= Rancho Ojai =

Mexican land grant in Ventura County, California

Rancho Ojai was a 17717 acre Mexican land grant in present-day Ventura County, California given in 1837 by Governor Juan Alvarado to Fernando Tico. Rancho Ojai is located on the east side of the upper Ventura River, across from the Rancho Santa Ana grant made in the same year. The grant encompassed present-day city of Ojai, at the foot of the Topatopa Mountains.

==History==
Fernando Tico (d. 1862) married
María Margarita López in 1821. By 1829, Tico had served as alcalde of Santa Barbara. López died in 1834, and he remarried, to María de Jesus Silvestra Ortega. Tico was granted the four square league Rancho Ojai grant in 1837. In 1845, Tico was granted 29 acre immediately to the west of the church at Mission San Buenaventura by Governor Pío Pico. In 1855, Tico (along with José Ramón Malo and Pablo de la Guerra) was elected to the first Santa Barbara County Board of Supervisors.
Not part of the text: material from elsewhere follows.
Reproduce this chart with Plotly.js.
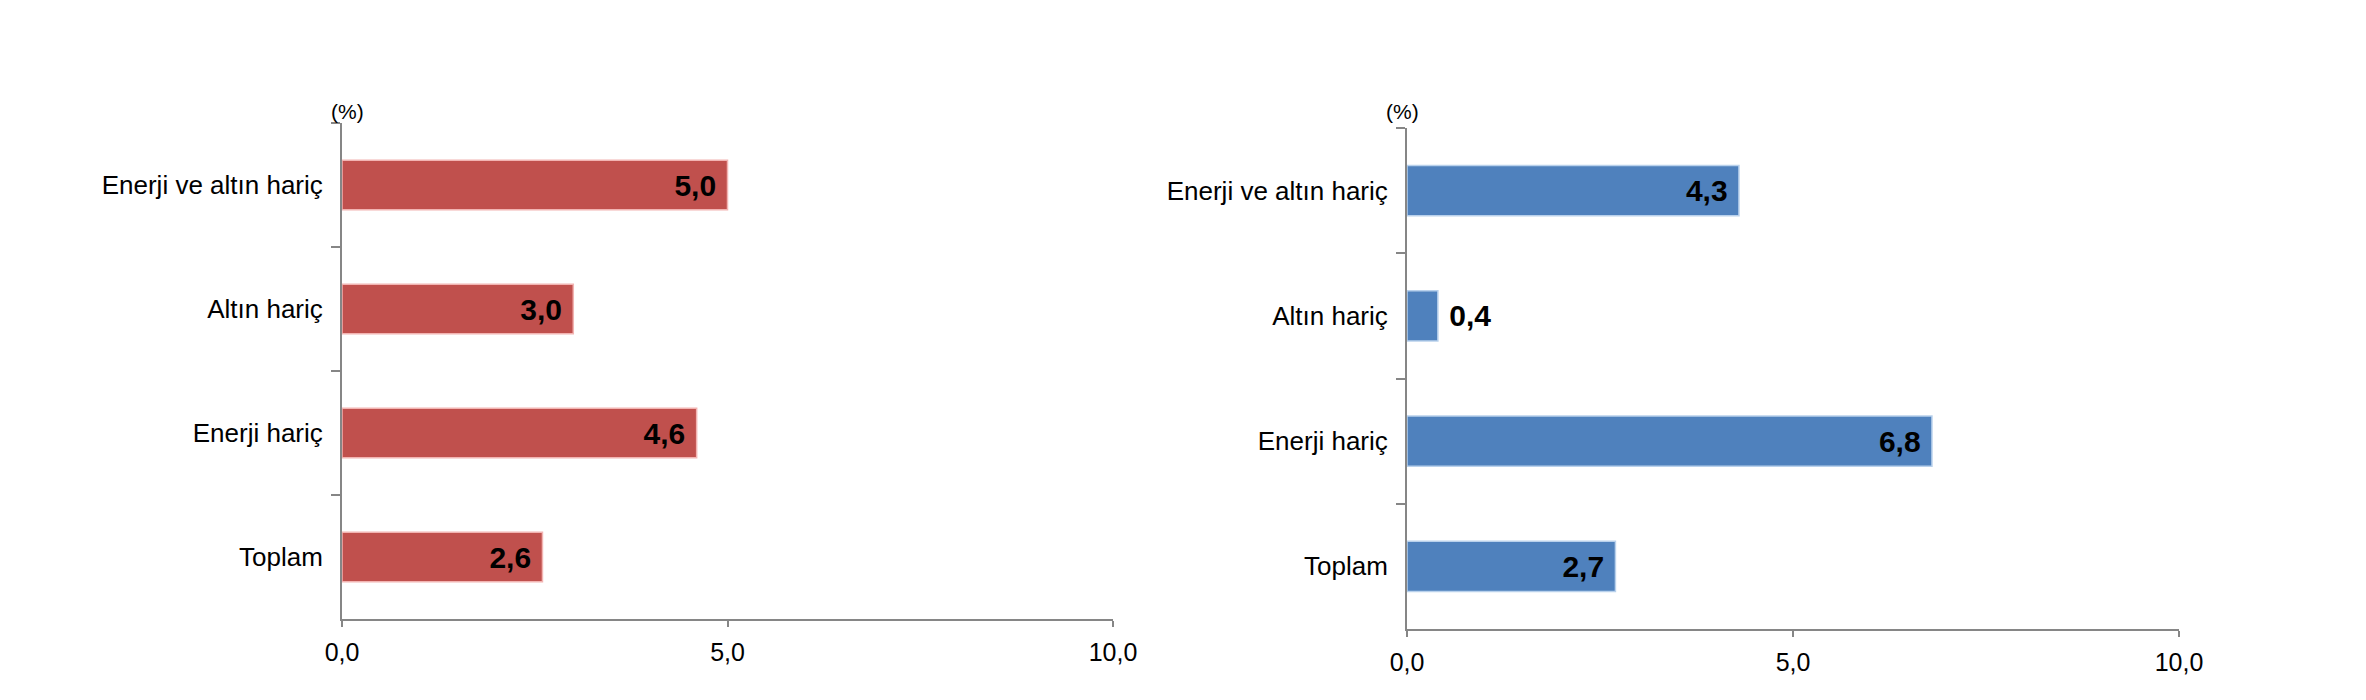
<!DOCTYPE html>
<html>
<head>
<meta charset="utf-8">
<script src="https://cdn.plot.ly/plotly-3.0.1.min.js"></script>
<style>
  html, body { margin: 0; padding: 0; background: #fff; }
  #chart { width: 2366px; height: 700px; }
</style>
</head>
<body>
<div id="chart"></div>
<script>
// Two side-by-side Excel-style bar panels, top-to-bottom category order.
const categories = ["Enerji ve altın hariç", "Altın hariç", "Enerji hariç", "Toplam"];
const leftValues = [5.0, 3.0, 4.6, 2.6];
const rightValues = [4.3, 0.4, 6.8, 2.7];
const xTicks = [0, 5, 10];
const xTickText = ["0,0", "5,0", "10,0"];

const FONT = "Liberation Sans, Arial, sans-serif";
const AXIS_GRAY = "#868686";

// comma decimals, padded with nbsp so the label sits off the bar end like Excel does
function labels(vals) {
  return vals.map((v) => {
    const s = "<b>" + v.toFixed(1).replace(".", ",") + "</b>";
    return v < 1 ? "\u00a0" + s : s + "\u00a0";
  });
}
function positions(vals) {
  return vals.map((v) => (v < 1 ? "outside" : "inside"));
}

function barTrace(vals, fill, edge, xa, ya) {
  return {
    type: "bar", orientation: "h",
    x: vals, y: categories,
    xaxis: xa, yaxis: ya,
    marker: { color: fill, line: { color: edge, width: 1.5 } },
    text: labels(vals),
    textposition: positions(vals),
    insidetextanchor: "end",
    textfont: { family: FONT, size: 30, color: "#000" },
    cliponaxis: false,
    hoverinfo: "skip",
  };
}

const xBase = {
  range: [0, 10], tickvals: xTicks, ticktext: xTickText,
  showgrid: false, zeroline: false, showline: true,
  linecolor: AXIS_GRAY, linewidth: 2,
  ticks: "outside", ticklen: 6, tickwidth: 2, tickcolor: AXIS_GRAY,
  ticklabelstandoff: 4,
  tickfont: { family: FONT, size: 25, color: "#000" },
  fixedrange: true,
};
const yBase = {
  type: "category", autorange: "reversed",
  showgrid: false, zeroline: false, showline: true,
  linecolor: AXIS_GRAY, linewidth: 2,
  ticks: "outside", tickson: "boundaries", ticklen: 9, tickwidth: 2, tickcolor: AXIS_GRAY,
  ticklabelstandoff: 12,
  tickfont: { family: FONT, size: 26, color: "#000" },
  fixedrange: true,
};

const layout = {
  width: 2366, height: 700,
  margin: { l: 0, r: 0, t: 0, b: 0 },
  paper_bgcolor: "#fff", plot_bgcolor: "#fff",
  showlegend: false,
  bargap: 0.6,
  xaxis: { ...xBase, domain: [342 / 2366, 1113 / 2366], anchor: "y" },
  yaxis: { ...yBase, domain: [1 - 619 / 700, 1 - 123 / 700], anchor: "x" },
  xaxis2: { ...xBase, domain: [1407 / 2366, 2179 / 2366], anchor: "y2" },
  yaxis2: { ...yBase, domain: [1 - 629 / 700, 1 - 128 / 700], anchor: "x2" },
  annotations: [
    { text: "(%)", xref: "paper", yref: "paper", x: 347 / 2366, y: 1 - 111 / 700,
      xanchor: "center", yanchor: "middle",
      showarrow: false, font: { family: FONT, size: 21, color: "#000" } },
    { text: "(%)", xref: "paper", yref: "paper", x: 1402 / 2366, y: 1 - 111 / 700,
      xanchor: "center", yanchor: "middle",
      showarrow: false, font: { family: FONT, size: 21, color: "#000" } },
  ],
};

Plotly.newPlot("chart", [
  barTrace(leftValues, "#C0504D", "#f2b4b2", "x", "y"),
  barTrace(rightValues, "#4F81BD", "#b9d1ec", "x2", "y2"),
], layout, { displayModeBar: false, staticPlot: true });
</script>
</body>
</html>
With the cession of California to the United States following the Mexican-American War, the 1848 Treaty of Guadalupe Hidalgo provided that the land grants would be honored. As required by the Land Act of 1851, a claim for Rancho Ojai was filed with the Public Land Commission in 1852, and the grant was patented to Fernando Tico in 1870.

In 1853, Tico sold the rancho to Henry Starrow Carnes of Santa Barbara. Carnes was a lieutenant in Stevenson's 1st Regiment of New York Volunteers. In 1856, Carnes sold the rancho to Juan Camarillo. In 1864, Camarillo sold the rancho to John Bartlett. (Camarillo then bought Rancho Calleguas.) In the first subdivision of the grant, Bartlett sold one third to John B. Church, and the remaining two thirds to John Wyeth in 1865. Church and Wyeth were associates of Thomas R. Bard, representing Thomas Alexander Scott of the Philadelphia and California Petroleum Company. In 1874, the valley's first settlement was named Nordhoff in honor of an east coast journalist Charles Nordhoff who had publicized this special area. Not until 1917 did the town become known as Ojai.